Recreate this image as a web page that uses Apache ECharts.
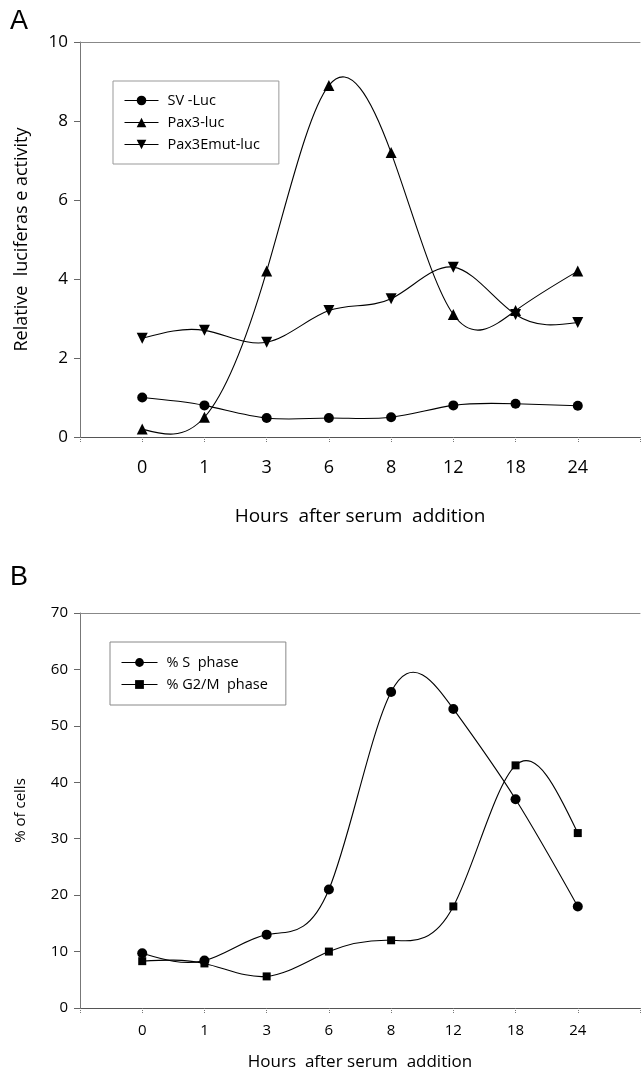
<!DOCTYPE html>
<html>
<head>
<meta charset="utf-8">
<title>Luciferase activity and cell cycle after serum addition</title>
<script src="https://cdn.jsdelivr.net/npm/echarts@6/dist/echarts.min.js"></script>
<style>
  html, body { margin: 0; padding: 0; background: #fff; }
  #chart { width: 643px; height: 1075px; }
</style>
</head>
<body>
<div id="chart"></div>
<script>
// time points (hours after serum addition)
var hours = ['0', '1', '3', '6', '8', '12', '18', '24'];

// panel A - relative luciferase activity
var svLuc = [1.0, 0.8, 0.48, 0.48, 0.5, 0.8, 0.84, 0.79];
var pax3Luc = [0.2, 0.5, 4.2, 8.9, 7.2, 3.1, 3.2, 4.2];
var pax3EmutLuc = [2.5, 2.7, 2.4, 3.2, 3.5, 4.3, 3.1, 2.9];

// panel B - % of cells
var sPhase = [9.7, 8.4, 13, 21, 56, 53, 37, 18];
var g2mPhase = [8.3, 7.9, 5.6, 10, 12, 18, 43, 31];

// put each value on its time-point index
function toPts(arr) {
  return arr.map(function (v, i) { return [i, v]; });
}

var font = 'Open Sans';
var downTriangle = 'path://M0,0 L10,0 L5,9 Z';

// natural cubic spline through pixel points -> svg path (like the sigmaplot curves)
function splinePath(pts) {
  var n = pts.length, i;
  var h = [];
  for (i = 0; i < n - 1; i++) h.push(pts[i + 1][0] - pts[i][0]);
  var M = new Array(n).fill(0);
  var m = n - 2;
  if (m > 0) {
    var cp = [], dp = [];
    for (i = 1; i <= m; i++) {
      var a = h[i - 1], b = 2 * (h[i - 1] + h[i]), c = h[i];
      var d = 6 * ((pts[i + 1][1] - pts[i][1]) / h[i] - (pts[i][1] - pts[i - 1][1]) / h[i - 1]);
      if (i === 1) {
        cp.push(c / b); dp.push(d / b);
      } else {
        var den = b - a * cp[i - 2];
        cp.push(c / den); dp.push((d - a * dp[i - 2]) / den);
      }
    }
    M[m] = dp[m - 1];
    for (i = m - 1; i >= 1; i--) M[i] = dp[i - 1] - cp[i - 1] * M[i + 1];
  }
  var s = 'M' + pts[0][0] + ' ' + pts[0][1];
  for (i = 0; i < n - 1; i++) {
    var x0 = pts[i][0], y0 = pts[i][1], x1 = pts[i + 1][0], y1 = pts[i + 1][1], hh = h[i];
    var sl = (y1 - y0) / hh;
    var d0 = sl - hh * (2 * M[i] + M[i + 1]) / 6;
    var d1 = sl + hh * (M[i] + 2 * M[i + 1]) / 6;
    s += ' C' + (x0 + hh / 3) + ' ' + (y0 + d0 * hh / 3) + ' ' +
         (x1 - hh / 3) + ' ' + (y1 - d1 * hh / 3) + ' ' + x1 + ' ' + y1;
  }
  return s;
}

function curveSeries(arr, axis) {
  return {
    type: 'custom',
    xAxisIndex: axis,
    yAxisIndex: axis,
    silent: true,
    z: 1,
    data: [[0, 0]],
    renderItem: function (params, api) {
      var pts = arr.map(function (v, i) { return api.coord([i, v]); });
      return {
        type: 'path',
        shape: { pathData: splinePath(pts) },
        style: { fill: 'none', stroke: '#000', lineWidth: 1.1 }
      };
    }
  };
}

function markSeries(name, arr, axis, symbol, size) {
  return {
    name: name,
    type: 'line',
    xAxisIndex: axis,
    yAxisIndex: axis,
    data: toPts(arr),
    symbol: symbol,
    symbolSize: size,
    showAllSymbol: true,
    z: 3,
    lineStyle: { color: '#000', width: 1, opacity: 0 },
    itemStyle: { color: '#000' },
    emphasis: { disabled: true }
  };
}

function xAxisFor(gridIndex, labelSize, margin, nameSize, nameGap) {
  return {
    gridIndex: gridIndex,
    type: 'value',
    min: -1,
    max: 8,
    interval: 1,
    splitLine: { show: false },
    axisLine: { onZero: false, lineStyle: { color: '#555', width: 1 } },
    axisTick: { show: true, length: 5, lineStyle: { color: '#777', type: 'dotted' } },
    axisLabel: {
      margin: margin,
      color: '#000',
      fontFamily: font,
      fontSize: labelSize,
      formatter: function (v) { return hours[v] !== undefined ? hours[v] : ''; }
    },
    name: 'Hours  after serum  addition',
    nameLocation: 'middle',
    nameGap: nameGap,
    nameTextStyle: { color: '#000', fontFamily: font, fontSize: nameSize }
  };
}

// top frame line of each panel
function topAxisFor(gridIndex) {
  return {
    gridIndex: gridIndex,
    type: 'value',
    position: 'top',
    min: -1,
    max: 8,
    splitLine: { show: false },
    axisLine: { onZero: false, lineStyle: { color: '#888', width: 1 } },
    axisTick: { show: false },
    axisLabel: { show: false }
  };
}

function yAxisFor(gridIndex, max, interval, labelSize, name, nameSize, nameGap) {
  return {
    gridIndex: gridIndex,
    type: 'value',
    min: 0,
    max: max,
    interval: interval,
    splitLine: { show: false },
    axisLine: { show: true, onZero: false, lineStyle: { color: '#777', width: 1 } },
    axisTick: { show: true, length: 6, lineStyle: { color: '#666' } },
    axisLabel: { margin: 12, color: '#000', fontFamily: font, fontSize: labelSize },
    name: name,
    nameLocation: 'middle',
    nameGap: nameGap,
    nameTextStyle: { color: '#000', fontFamily: font, fontSize: nameSize }
  };
}

var legendLine = { color: '#000', width: 1, opacity: 1 };

var myChart = echarts.init(document.getElementById('chart'), null, { renderer: 'canvas' });

var option = {
  animation: false,
  backgroundColor: '#fff',
  title: [
    { text: 'A', left: 5, top: 3, textStyle: { fontFamily: 'Liberation Sans', fontSize: 27, fontWeight: 'normal', color: '#000' } },
    { text: 'B', left: 5, top: 559, textStyle: { fontFamily: 'Liberation Sans', fontSize: 27, fontWeight: 'normal', color: '#000' } }
  ],
  grid: [
    { left: 80, top: 42, width: 566, height: 395 },
    { left: 80, top: 613, width: 566, height: 395 }
  ],
  legend: [
    {
      data: ['SV -Luc', 'Pax3-luc', 'Pax3Emut-luc'],
      orient: 'vertical',
      left: 113,
      top: 81,
      padding: [12, 19, 12, 11],
      itemGap: 7,
      itemWidth: 34,
      itemHeight: 12,
      borderColor: '#999',
      borderWidth: 1,
      lineStyle: legendLine,
      textStyle: { color: '#000', fontFamily: font, fontSize: 14.5, padding: [0, 0, 0, 4] }
    },
    {
      data: ['% S  phase', '% G2/M  phase'],
      orient: 'vertical',
      left: 110,
      top: 642,
      padding: [13, 18, 13, 11],
      itemGap: 7,
      itemWidth: 36,
      itemHeight: 11,
      borderColor: '#888',
      borderWidth: 1,
      lineStyle: legendLine,
      textStyle: { color: '#000', fontFamily: font, fontSize: 14.5, padding: [0, 0, 0, 4] }
    }
  ],
  xAxis: [
    xAxisFor(0, 18, 22, 19, 70),
    xAxisFor(1, 15, 15, 17, 46),
    topAxisFor(0),
    topAxisFor(1)
  ],
  yAxis: [
    yAxisFor(0, 10, 2, 17, 'Relative  luciferas e activity', 18, 49),
    yAxisFor(1, 70, 10, 15, '% of cells', 15, 52)
  ],
  series: [
    curveSeries(svLuc, 0),
    curveSeries(pax3Luc, 0),
    curveSeries(pax3EmutLuc, 0),
    curveSeries(sPhase, 1),
    curveSeries(g2mPhase, 1),
    markSeries('SV -Luc', svLuc, 0, 'circle', 10),
    markSeries('Pax3-luc', pax3Luc, 0, 'triangle', 11),
    markSeries('Pax3Emut-luc', pax3EmutLuc, 0, downTriangle, 11),
    markSeries('% S  phase', sPhase, 1, 'circle', 10),
    markSeries('% G2/M  phase', g2mPhase, 1, 'rect', 8)
  ]
};

myChart.setOption(option);
</script>
</body>
</html>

* What you are asked to do:
Look at the listing and set down only the lines from its start through the line with "var downTriangle = 'path://M0,0", word for word and without pictures.

* Expected output:
Recreate this image as a web page that uses Apache ECharts.
<!DOCTYPE html>
<html>
<head>
<meta charset="utf-8">
<title>Luciferase activity and cell cycle after serum addition</title>
<script src="https://cdn.jsdelivr.net/npm/echarts@6/dist/echarts.min.js"></script>
<style>
  html, body { margin: 0; padding: 0; background: #fff; }
  #chart { width: 643px; height: 1075px; }
</style>
</head>
<body>
<div id="chart"></div>
<script>
// time points (hours after serum addition)
var hours = ['0', '1', '3', '6', '8', '12', '18', '24'];

// panel A - relative luciferase activity
var svLuc = [1.0, 0.8, 0.48, 0.48, 0.5, 0.8, 0.84, 0.79];
var pax3Luc = [0.2, 0.5, 4.2, 8.9, 7.2, 3.1, 3.2, 4.2];
var pax3EmutLuc = [2.5, 2.7, 2.4, 3.2, 3.5, 4.3, 3.1, 2.9];

// panel B - % of cells
var sPhase = [9.7, 8.4, 13, 21, 56, 53, 37, 18];
var g2mPhase = [8.3, 7.9, 5.6, 10, 12, 18, 43, 31];

// put each value on its time-point index
function toPts(arr) {
  return arr.map(function (v, i) { return [i, v]; });
}

var font = 'Open Sans';
var downTriangle = 'path://M0,0 L10,0 L5,9 Z';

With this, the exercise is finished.